Personalmente, sono stata una madre lavoratrice autonoma fortunata. Ho sempre continuato a lavorare, e ho potuto conciliare grazie a nonni numerosi e presenti e asili nido che mi hanno sempre supportato. E anzi vorrei spendere una parola proprio sugli asili nido: Valentina Simeoni dice che spesso le madri non li scelgono per una questione di soldi. Tuttavia io conosco moltissime madri che non li hanno mandati per diffidenza e proprio in nome di quella “simbiosi” madre figlio che a mio avviso è un po’ sopravvalutata anche oggi e forse – se posso avanzare un piccolo rilievo critico – dalla stessa autrice. Che pure, però, parla giustamente della centralità del ruolo paterno e ricorda il bellissimo proverbio secondo cui per crescere un bambino “ci vuol un villaggio” (ma allora bisogna che le donne si fidino di più e si affidino di più e che le figure di cura intorno a un bambino, fin dai primissimi giorni, siano tante. Secondo me non c’è nulla da perdere).
Sono stata fortunata, dunque, eppure non vuol dire che la mia conciliazione sia stata facile. E forse non è un caso che la notte dopo aver letto il libro ho sognato di essere incinta e partorire con facilità altri due figli, ma poi trovarmi in un contesto strano, dove nessuno riconosceva questo fatto e io rischiavo di morire sotto un tram. Ma venendo dall’onirico al politico: proprio in questi giorni il governo si appresta a introdurre una flat tax del 15% anche per le partite Iva che guadagnano più di 30.000 euro. Una misura giusta, non c’è dubbio, bisogna aiutare il lavoro autonomo che è in vera sofferenza, ma che forse non risolve i problemi di questo esercito di madri che stanno ben sotto la soglia dei 30.000 (a volte pure quella dei 10.000) e che avrebbero bisogno di ben altro. Asili nido gratuiti, ad esempio, e con orari flessibili, sgravi sull’assunzione di baby sitter, congedi di paternità lunghi ed estesi, assegni familiari consistenti anche se non si è dipendenti. Ma soprattutto, prima di tutto ciò, avrebbero bisogno di un riconoscimento pubblico del loro lavoro, di cui nessuno parla.

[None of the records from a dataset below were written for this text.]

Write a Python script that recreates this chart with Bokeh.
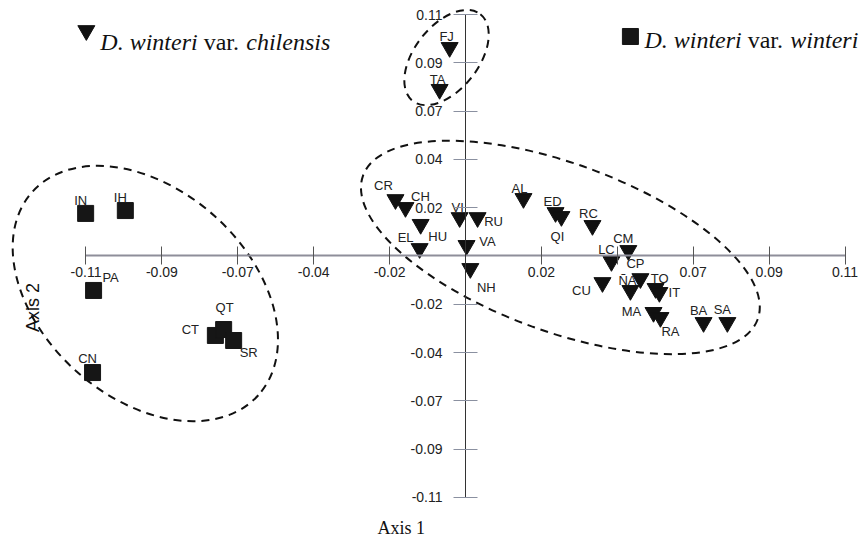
from bokeh.plotting import figure
from bokeh.models import ColumnDataSource, Label, FixedTicker, NumeralTickFormatter
from bokeh.core.properties import value
from bokeh.embed import file_html
from bokeh.resources import INLINE

# ---------------- data ----------------
# D. winteri var. chilensis (inverted triangles)
chil_names = ["FJ", "TA", "CR", "CH", "HU", "EL", "VI", "RU", "VA", "NH", "AL", "ED", "QI",
              "RC", "CM", "LC", "CU", "CP", "ÑA", "TO", "IT", "MA", "RA", "BA", "SA"]
chil_x = [-0.0046, -0.0075, -0.0203, -0.0174, -0.0130, -0.0133, -0.0017, 0.0035, 0.0003,
          0.0014, 0.0168, 0.0261, 0.0278, 0.0368, 0.0472, 0.0423, 0.0397, 0.0507, 0.0478,
          0.0551, 0.0562, 0.0545, 0.0565, 0.0690, 0.0759]
chil_y = [0.0950, 0.0759, 0.0257, 0.0221, 0.0144, 0.0034, 0.0175, 0.0175, 0.0048,
          -0.0057, 0.0262, 0.0198, 0.0180, 0.0139, 0.0025, -0.0025, -0.0121, -0.0103, -0.0157,
          -0.0148, -0.0166, -0.0257, -0.0280, -0.0303, -0.0303]

# D. winteri var. winteri (squares)
wint_names = ["IN", "IH", "PA", "CN", "CT", "QT", "SR"]
wint_x = [-0.1101, -0.0986, -0.1078, -0.1081, -0.0725, -0.0701, -0.0672]
wint_y = [0.0194, 0.0207, -0.0157, -0.0531, -0.0362, -0.0335, -0.0385]

# axis ticks
tick_vals = [-0.11, -0.088, -0.066, -0.044, -0.022, 0.022, 0.044, 0.066, 0.088, 0.11]
x_tick_labels = ["-0.11", "-0.09", "-0.07", "-0.04", "-0.02", "0.02", "", "0.07", "0.09", "0.11"]
y_tick_labels = ["-0.11", "-0.09", "-0.07", "-0.04", "-0.02", "0.02", "0.04", "0.07", "0.09", "0.11"]

# group ellipses (centre in data units)
ell_x = [-0.0055, 0.0275, -0.0928]
ell_y = [0.0904, 0.0039, -0.0171]

# ---------------- styles / label placement (screen px) ----------------
label_off = {
    "FJ": (-3, -11), "TA": (-2, -10), "CR": (-12, -14), "CH": (15, -11), "HU": (17, 12),
    "EL": (-14, -11), "VI": (-2, -10), "RU": (16, 4), "VA": (21, -4), "NH": (16, 19),
    "AL": (-4, -10), "ED": (-3, -11), "QI": (-4, 20), "RC": (-4, -12), "CM": (-5, -12),
    "LC": (-5, -12), "CU": (-21, 8), "CP": (-5, -15), "ÑA": (-3, -10), "TO": (4, -10),
    "IT": (15, 0), "MA": (-22, -1), "RA": (10, 14), "BA": (-5, -12), "SA": (-5, -13),
    "IN": (-5, -13), "IH": (-5, -13), "PA": (17, -13), "CN": (-5, -14), "CT": (-25, -6),
    "QT": (1, -22), "SR": (15, 12),
}
ell_w = [110, 420, 304]
ell_h = [64, 168, 208]
ell_a = [52, -20, -42]

SANS = "Liberation Sans"
SERIF = "Liberation Serif"

p = figure(width=864, height=541, x_range=(-0.13478, 0.11565), y_range=(-0.13007, 0.11640),
           min_border=0, output_backend="svg", toolbar_location=None,
           background_fill_color="white", border_fill_color="white")
p.grid.visible = False
p.outline_line_color = None

for ax, labels, tin, tout, stand, lc, tc in (
        (p.xaxis, x_tick_labels, 9, 9, 2, "#8e8e9a", "#555555"),
        (p.yaxis, y_tick_labels, 12, 12, 11, "#333333", "#8a90a0")):
    ax.fixed_location = 0
    ax.bounds = (-0.11, 0.11)
    ax.ticker = FixedTicker(ticks=tick_vals)
    ax.formatter = NumeralTickFormatter(format="0.00")
    ax.major_label_overrides = dict(zip(tick_vals, labels))
    ax.minor_tick_line_color = None
    ax.major_tick_in = tin
    ax.major_tick_out = tout
    ax.major_label_standoff = stand
    ax.axis_line_color = lc
    ax.major_tick_line_color = tc
    ax.major_label_text_font = SANS
    ax.major_label_text_font_size = "14px"
    ax.major_label_text_color = "#222222"
p.xaxis.axis_line_width = 2

# ellipses
p.ellipse(x=ell_x, y=ell_y, width=ell_w, height=ell_h, angle=ell_a, angle_units="deg",
          width_units="screen", height_units="screen", fill_color=None,
          line_color="#111111", line_width=2, line_dash="8 6")

chil_src = ColumnDataSource(dict(x=chil_x, y=chil_y, name=chil_names,
                                 dx=[label_off[n][0] for n in chil_names],
                                 dy=[label_off[n][1] for n in chil_names]))
wint_src = ColumnDataSource(dict(x=wint_x, y=wint_y, name=wint_names,
                                 dx=[label_off[n][0] for n in wint_names],
                                 dy=[label_off[n][1] for n in wint_names]))

p.scatter("x", "y", source=chil_src, marker="inverted_triangle", size=17,
          fill_color="#111111", line_color="#111111")
p.scatter("x", "y", source=wint_src, marker="square", size=16,
          fill_color="#161616", line_color="#161616")

for src in (chil_src, wint_src):
    p.text("x", "y", text="name", source=src, x_offset="dx", y_offset="dy",
           text_align="center", text_baseline="middle", text_font=value(SANS),
           text_font_size="13px", text_color="#222222")

# axis titles
p.add_layout(Label(x=-0.0186, y=-0.1241, text="Axis 1", text_align="center",
                   text_baseline="middle", text_font=SERIF, text_font_size="18px",
                   text_color="#111111"))
p.add_layout(Label(x=-0.1255, y=-0.0235, text="Axis 2", angle=90, angle_units="deg",
                   text_align="center", text_baseline="middle", text_font=SANS,
                   text_font_size="18px", text_color="#111111"))

# legend (markers + mixed-style text)
leg_x = [-0.1099, 0.0478]
leg_y = [0.1027, 0.1000]
leg_base = [0.0977, 0.0984]
p.scatter(x=[leg_x[0]], y=[leg_y[0]], marker="inverted_triangle", size=17,
          fill_color="#111111", line_color="#111111")
p.scatter(x=[leg_x[1]], y=[leg_y[1]], marker="square", size=16,
          fill_color="#161616", line_color="#161616")

legend_texts = [("D. winteri", "var.", "chilensis"), ("D. winteri", "var.", "winteri")]
piece_dx = [14, 14 + 97.3 + 6, 14 + 97.3 + 6 + 36.6 + 6]
piece_style = ["italic", "normal", "italic"]
for i, pieces in enumerate(legend_texts):
    for txt, dx, st in zip(pieces, piece_dx, piece_style):
        p.add_layout(Label(x=leg_x[i], y=leg_base[i], x_offset=dx, text=txt,
                           text_align="left", text_baseline="alphabetic",
                           text_font=SERIF, text_font_size="24px",
                           text_font_style=st, text_color="#111111"))

open("out.html", "w").write(file_html(p, INLINE))
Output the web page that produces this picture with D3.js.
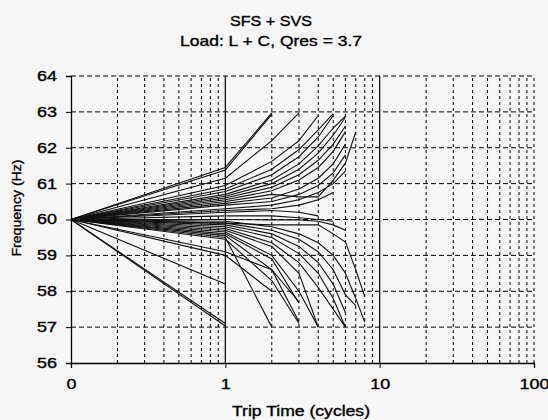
<!DOCTYPE html>
<html>
<head>
<meta charset="utf-8">
<script src="https://cdn.jsdelivr.net/npm/d3@7"></script>
<style>
  body { margin: 0; background: #f7f7f7; }
  text { font-family: "Liberation Sans", Arial, sans-serif; fill: #000; stroke: #000; stroke-width: 0.35px; }
</style>
</head>
<body>
<svg id="chart" width="548" height="420"></svg>
<script>
/* ------------ Data ----------------*/
const tripCycles = [0.1, 1, 2, 3, 4, 5, 6, 7, 8];

// rising runs (trip at the upper limit)
const upRuns = [
  [60, 61.45, 62.97],
  [60, 61.38, 62.93],
  [60, 61.15, 62.2, 62.97],
  [60, 60.95, 61.62, 62.2, 62.9],
  [60, 60.85, 61.4, 61.95, 62.5, 62.95],
  [60, 60.78, 61.25, 61.75, 62.3, 62.9],
  [60, 60.7, 61.1, 61.55, 62.05, 62.55, 62.88],
  [60, 60.65, 61.0, 61.4, 61.85, 62.35, 62.85],
  [60, 60.6, 60.9, 61.25, 61.65, 62.1, 62.6],
  [60, 60.55, 60.8, 61.1, 61.45, 61.9, 62.45],
  [60, 60.5, 60.7, 60.63, 60.63, 61.1, 61.57, 62.44],
  [60, 60.45, 60.6, 60.85, 61.15, 61.55, 62.1],
  [60, 60.4, 60.5, 60.7, 60.95, 61.3, 61.8],
  [60, 60.3, 60.4, 60.55, 60.75, 61.0, 61.35],
  [60, 60.25, 60.3, 60.4, 60.55, 60.75]
];

// runs that stay close to 60 Hz
const flatRuns = [
  [60, 60.2, 60.25, 60.2, 60.1],
  [60, 60.1, 60.1, 60.05, 60.0, 59.95],
  [60, 60.0, 59.99, 59.99, 59.95, 59.85, 59.7],
  [60, 59.9, 59.85, 59.85, 59.85, 59.6, 59.37, 58.6, 57.85]
];

// falling runs (trip at the lower limit)
const downRuns = [
  [60, 57.03],
  [60, 57.1],
  [60, 58.2],
  [60, 59.0, 58.0],
  [60, 59.1, 58.6, 57.7],
  [60, 59.5, 57.0],
  [60, 59.45, 58.3, 57.1],
  [60, 59.55, 58.6, 57.15],
  [60, 59.6, 58.9, 57.67],
  [60, 59.65, 59.0, 58.0, 57.0],
  [60, 59.7, 59.25, 58.5, 57.0],
  [60, 59.75, 59.35, 58.8, 58.1, 57.5, 57.0],
  [60, 59.8, 59.5, 59.05, 58.5, 57.8, 57.0],
  [60, 59.85, 59.6, 59.25, 58.8, 58.2, 57.4],
  [60, 59.9, 59.7, 59.45, 59.1, 58.6, 57.9, 57.6],
  [60, 59.95, 59.8, 59.6, 59.35, 59.0, 58.5, 57.8, 57.14]
];

const xTicks = [0.1, 1, 10, 100];
const xTickLabels = ['0', '1', '10', '100'];
const xMinorTicks = [0.2, 0.3, 0.4, 0.5, 0.6, 0.7, 0.8, 0.9,
  2, 3, 4, 5, 6, 7, 8, 9, 20, 30, 40, 50, 60, 70, 80, 90];
const yTicks = [56, 57, 58, 59, 60, 61, 62, 63, 64];

/* ------------ Chart ----------------*/
const svg = d3.select('#chart');
const plotLeft = 71, plotRight = 534, plotTop = 76, plotBottom = 363;

const x = d3.scaleLog().domain([0.1, 100]).range([plotLeft, plotRight]);
const y = d3.scaleLinear().domain([56, 64]).range([plotBottom, plotTop]);

// grid
const grid = svg.append('g').attr('class', 'grid');
grid.selectAll('.hgrid')
  .data(yTicks.slice(1))
  .enter().append('line')
  .attr('class', 'hgrid')
  .attr('x1', plotLeft)
  .attr('x2', plotRight)
  .attr('y1', d => y(d))
  .attr('y2', d => y(d))
  .attr('stroke', '#000')
  .attr('stroke-width', 1)
  .attr('stroke-dasharray', '5,3');
grid.selectAll('.vminor')
  .data(xMinorTicks.concat([100]))
  .enter().append('line')
  .attr('class', 'vminor')
  .attr('x1', d => x(d))
  .attr('x2', d => x(d))
  .attr('y1', plotBottom)
  .attr('y2', plotTop)
  .attr('stroke', '#000')
  .attr('stroke-width', 1)
  .attr('stroke-dasharray', '3,3');
grid.selectAll('.vmajor')
  .data([1, 10])
  .enter().append('line')
  .attr('class', 'vmajor')
  .attr('x1', d => x(d))
  .attr('x2', d => x(d))
  .attr('y1', plotBottom)
  .attr('y2', plotTop)
  .attr('stroke', '#000')
  .attr('stroke-width', 1.2);

// runs
const line = d3.line()
  .x((d, i) => x(tripCycles[i]))
  .y(d => y(d));

svg.append('g')
  .attr('class', 'runs')
  .selectAll('path')
  .data(upRuns.concat(flatRuns, downRuns))
  .enter().append('path')
  .attr('d', d => line(d))
  .attr('fill', 'none')
  .attr('stroke', '#111')
  .attr('stroke-width', 1.1);

// axes
const yAxis = d3.axisLeft(y)
  .tickValues(yTicks)
  .tickSize(5)
  .tickPadding(9)
  .tickFormat(d3.format('d'));
const yG = svg.append('g')
  .attr('transform', `translate(${plotLeft},0)`)
  .call(yAxis);
yG.selectAll('text')
  .attr('font-size', '14px')
  .attr('textLength', 20)
  .attr('lengthAdjust', 'spacingAndGlyphs');

const xAxis = d3.axisBottom(x)
  .tickValues(xTicks)
  .tickSize(5)
  .tickPadding(11)
  .tickFormat((d, i) => xTickLabels[i]);
const xG = svg.append('g')
  .attr('transform', `translate(0,${plotBottom})`)
  .call(xAxis);
xG.selectAll('text')
  .attr('font-size', '14px')
  .attr('textLength', (d, i) => xTickLabels[i].length * 10)
  .attr('lengthAdjust', 'spacingAndGlyphs');

svg.selectAll('.domain').attr('stroke', '#000').attr('stroke-width', 1.3);
svg.selectAll('.tick line').attr('stroke', '#000');

// titles
svg.append('text')
  .attr('x', 271)
  .attr('y', 26)
  .attr('text-anchor', 'middle')
  .attr('font-size', '15px')
  .attr('textLength', 82)
  .attr('lengthAdjust', 'spacingAndGlyphs')
  .text('SFS + SVS');
svg.append('text')
  .attr('x', 271)
  .attr('y', 46)
  .attr('text-anchor', 'middle')
  .attr('font-size', '15px')
  .attr('textLength', 182)
  .attr('lengthAdjust', 'spacingAndGlyphs')
  .text('Load: L + C, Qres = 3.7');

svg.append('text')
  .attr('x', 301)
  .attr('y', 416)
  .attr('text-anchor', 'middle')
  .attr('font-size', '14px')
  .attr('textLength', 138)
  .attr('lengthAdjust', 'spacingAndGlyphs')
  .text('Trip Time (cycles)');

svg.append('text')
  .attr('transform', 'translate(21,208) rotate(-90)')
  .attr('text-anchor', 'middle')
  .attr('font-size', '13px')
  .attr('textLength', 97)
  .attr('lengthAdjust', 'spacingAndGlyphs')
  .text('Frequency (Hz)');
</script>
</body>
</html>
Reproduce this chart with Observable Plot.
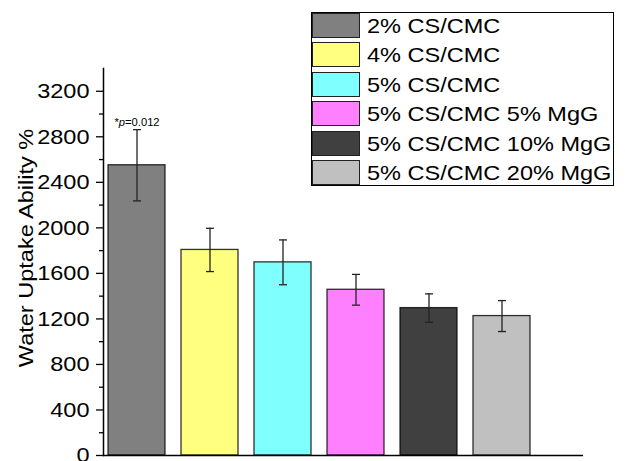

Perché chi riesce a crescere figli in mezzo agli ostacoli più ardui, saltando notti di sonno, rinunciando a tutto, lottando per poche migliaia di euro a fronte di professionalità spesso altissime avrebbe diritto, quantomeno, e soprattutto nel paese della retorica della vita e degli inviti a fare figli, ad una maggiore visibilità.